Skipping the why. Reps who understand why accurate CTI data matters are more consistent than reps who were just told what to do. Take the time to show new reps how their call data feeds the reports their manager uses, how routing rules rely on accurate availability signals, and how account history logged today helps the next rep who works that account. Context creates motivation that instructions alone cannot.
Training the tool in isolation. CTI training that treats the phone system as a standalone tool separate from Salesforce, Slack, and the broader workflow misses the most important part. Train the complete workflow, from call initiation through logging through collaboration through follow-up, so reps understand how the CTI fits into the system they are operating in rather than treating it as a separate thing they have to deal with.
Assuming experienced hires need less training. Reps who come from other Salesforce environments often bring habits from whatever CTI tool they used previously. Those habits may not translate. A rep who was trained on a bolt-on CTI that required manual logging will not automatically trust automatic logging and may double-log activities out of habit. A rep who used a CTI with different disposition categories will map familiar behaviors onto unfamiliar options. Experienced hires need CTI training that specifically addresses where your configuration differs from what they are used to, not a abbreviated version of what new-to-Salesforce reps receive.
The Payoff of Getting This Right
The organizations that invest seriously in CTI training do not just have reps who know how to use the tool. They have teams where call data is trustworthy, coaching is evidence-based, routing is working as designed, and the CRM reflects what is actually happening in the field rather than a partial picture assembled from incomplete logs.
That data quality compounds over time. A team with eighteen months of clean call activity data in Salesforce can build forecasting models, identify coaching patterns, and optimize routing logic in ways that a team with eighteen months of inconsistent data simply cannot. The training investment made on day one keeps paying out for as long as that data is being used.
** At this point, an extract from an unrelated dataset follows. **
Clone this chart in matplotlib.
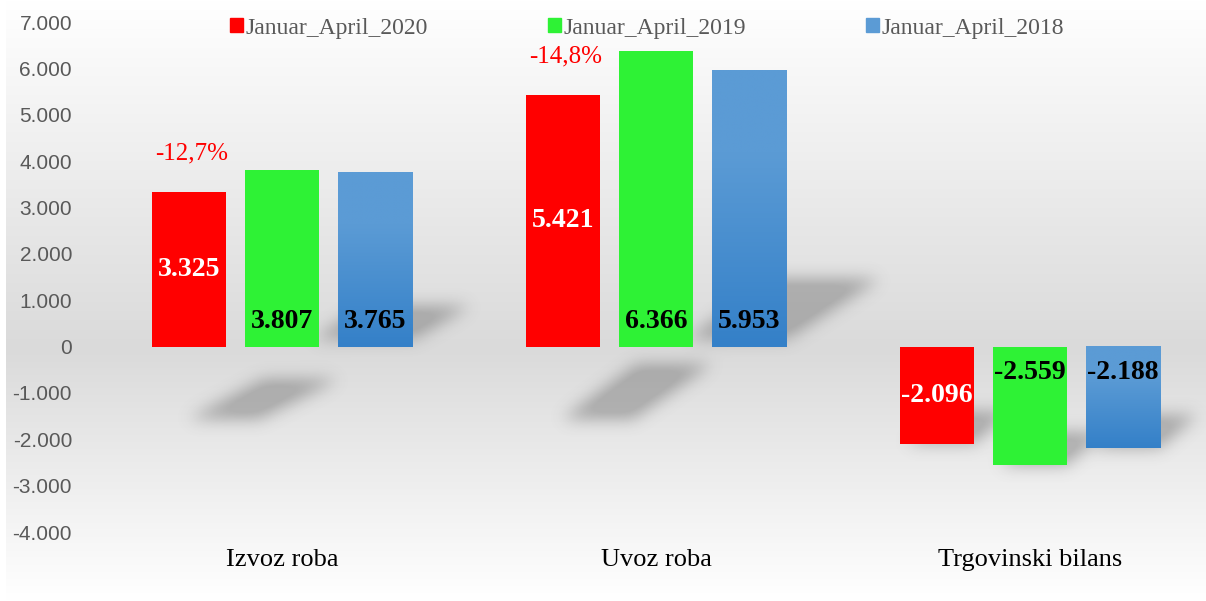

PhoneIQ is built to make the CTI side of this as straightforward as possible. Automatic logging, AI-generated summaries, native Salesforce architecture, and intuitive workflows reduce the surface area of what needs to be trained. But the discipline of how your team uses the tool, the habits around dispositions and notes and record association, that part belongs to you.
Build it right from the start, and the tool will do what it was built to do.